WJBP

Red Bank, Tennessee; United States;
- Broadcast area: Chattanooga
- Frequency: 91.5 MHz
- Branding: Family Life Radio

Programming
- Format: Christian
- Network: Family Life Radio

Ownership
- Owner: Family Life Broadcasting Inc.

History
- First air date: September 1980 (as WCSO)
- Former call signs: WCSO (1980–1987) WAWL-FM (1987–2008)

Technical information
- Licensing authority: FCC
- Facility ID: 10670
- Class: C3
- ERP: 11,000 watts
- HAAT: 100 meters (330 ft)

Links
- Public license information: Public file; LMS;
- Website: myflr.org

= WJBP =

Family Life Radio station in Red Bank–Chattanooga, Tennessee

WJBP (91.5 FM) is a non-commercial Christian radio station located in Red Bank, Tennessee, owned by the Family Life Radio network.
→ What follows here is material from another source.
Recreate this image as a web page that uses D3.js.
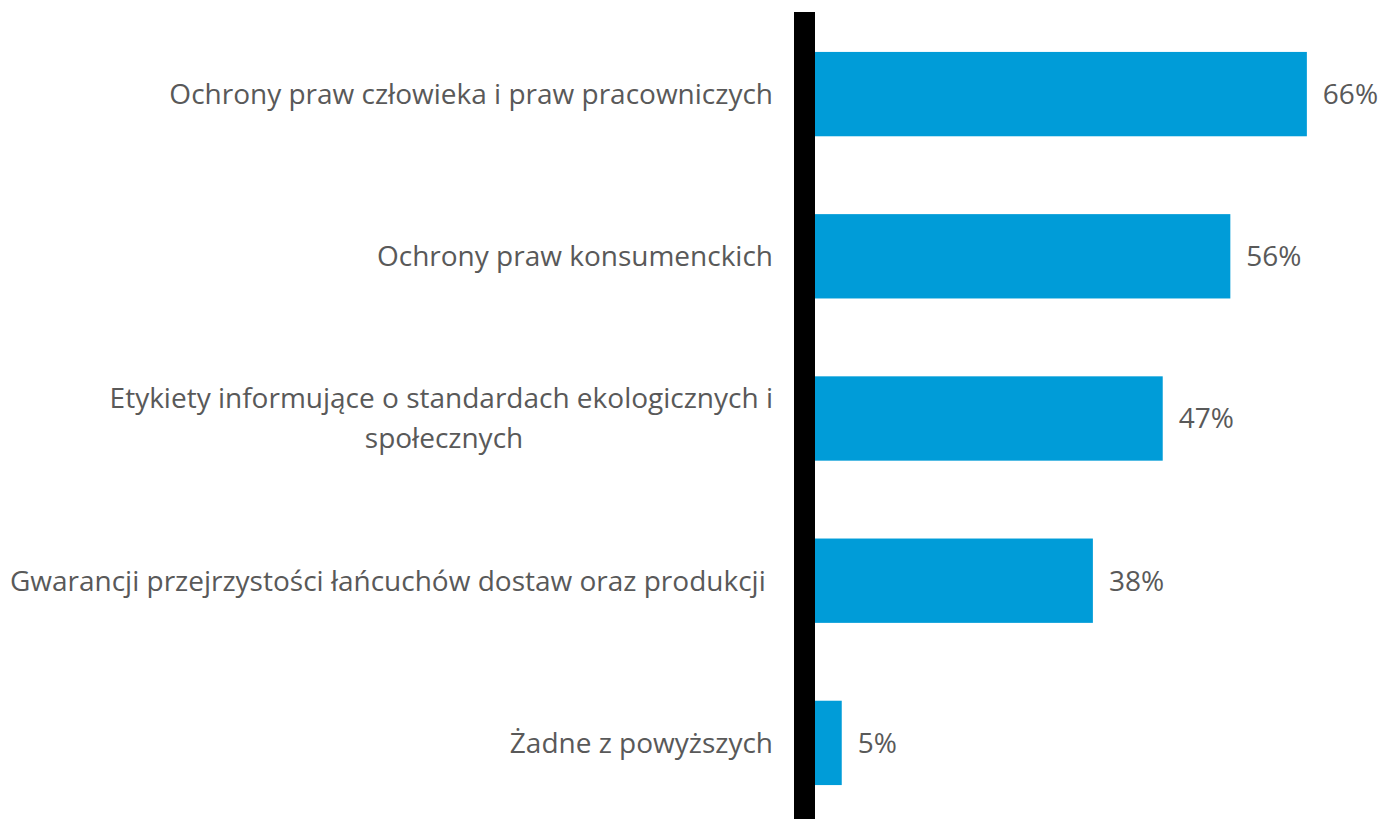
<!DOCTYPE html>
<html>
<head>
<meta charset="utf-8">
<script src="https://cdn.jsdelivr.net/npm/d3@7"></script>
<style>
  html, body { margin: 0; padding: 0; background: #fff; }
  svg { display: block; }
</style>
</head>
<body>
<main></main>
<script>
// dane z wykresu
const categories = [
  ['Ochrony praw człowieka i praw pracowniczych'],
  ['Ochrony praw konsumenckich'],
  ['Etykiety informujące o standardach ekologicznych i', 'społecznych'],
  ['Gwarancji przejrzystości łańcuchów dostaw oraz produkcji '],
  ['Żadne z powyższych']
];
// długości słupków (etykiety są zaokrąglone)
const values = [66.2, 55.9, 46.8, 37.4, 3.6];
const valueLabels = ['66%', '56%', '47%', '38%', '5%'];

const width = 1382;
const height = 819;
const x0 = 815;
const labelRight = 773;
const textColor = '#595959';
const barColor = '#009CD8';
const fontSize = '28px';

const svg = d3.select('main').append('svg')
    .attr('width', width)
    .attr('height', height);

const x = d3.scaleLinear()
    .domain([0, 100])
    .range([x0, x0 + 743]);

const y = d3.scaleBand()
    .domain(d3.range(values.length))
    .range([13, 824])
    .paddingInner(0.48)
    .paddingOuter(0.24);

svg.append('g')
  .selectAll('rect')
  .data(values)
  .enter().append('rect')
    .attr('x', x(0))
    .attr('y', (d, i) => y(i))
    .attr('width', d => x(d) - x(0))
    .attr('height', y.bandwidth())
    .attr('fill', barColor);

// gruba oś pionowa
svg.append('rect')
    .attr('x', 794)
    .attr('y', 12)
    .attr('width', x0 - 794)
    .attr('height', height)
    .attr('fill', '#000');

svg.append('g')
  .selectAll('text')
  .data(valueLabels)
  .enter().append('text')
    .attr('x', (d, i) => x(values[i]) + 16)
    .attr('y', (d, i) => y(i) + y.bandwidth() / 2)
    .attr('dy', '0.35em')
    .attr('font-family', 'Open Sans')
    .attr('font-size', fontSize)
    .attr('fill', textColor)
    .text(d => d);

const lineH = 40;
const labels = svg.append('g')
  .selectAll('text')
  .data(categories)
  .enter().append('text')
    .attr('font-family', 'Open Sans')
    .attr('font-size', fontSize)
    .attr('fill', textColor)
    .style('white-space', 'pre');

labels.each(function (lines, i) {
  const cy = y(i) + y.bandwidth() / 2;
  const off = (lines.length - 1) * lineH / 2;
  d3.select(this).selectAll('tspan')
    .data(lines)
    .enter().append('tspan')
      .attr('x', (d, j) => j > 0 ? 444 : labelRight)
      .attr('text-anchor', (d, j) => j > 0 ? 'middle' : 'end')
      .attr('y', (d, j) => cy - off + j * lineH)
      .attr('dy', '0.35em')
      .text(d => d);
});
</script>
</body>
</html>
The transmitter is located in Fairview, Georgia.

==History==
On March 6, 1978, Chattanooga State Technical Community College applied for a construction permit to build a new radio station on 91.5 FM at Signal Mountain, Tennessee, broadcasting with 137 watts. The Federal Communications Commission approved the permit on March 13, 1979, and WCSO began broadcasting in September 1980.

WCSO was a typical college radio station; it did not begin broadcasting overnights until 1985, when it started airing a tape loop of nature sounds at night. The off-hours programming developed a cult following with listeners, including a prison inmate who wrote to the station to say that the programming had helped him not go crazy. The call letters were changed from WCSO to WAWL-FM on December 18, 1987, which marked the shift from a soft adult contemporary format to an alternative rock base; the station was known as "the WAWL".

In March 2008, Chattanooga State announced it was selling the WAWL-FM license, with the school's programming moving online-only. In September 2008, the buyer was identified as Family Life Radio, paying $1.5 million. On December 10, 2008, WAWL-FM ended operations. The station was then silent until Family Life Radio reactivated the facility as WJBP with its national programming on January 2, 2009.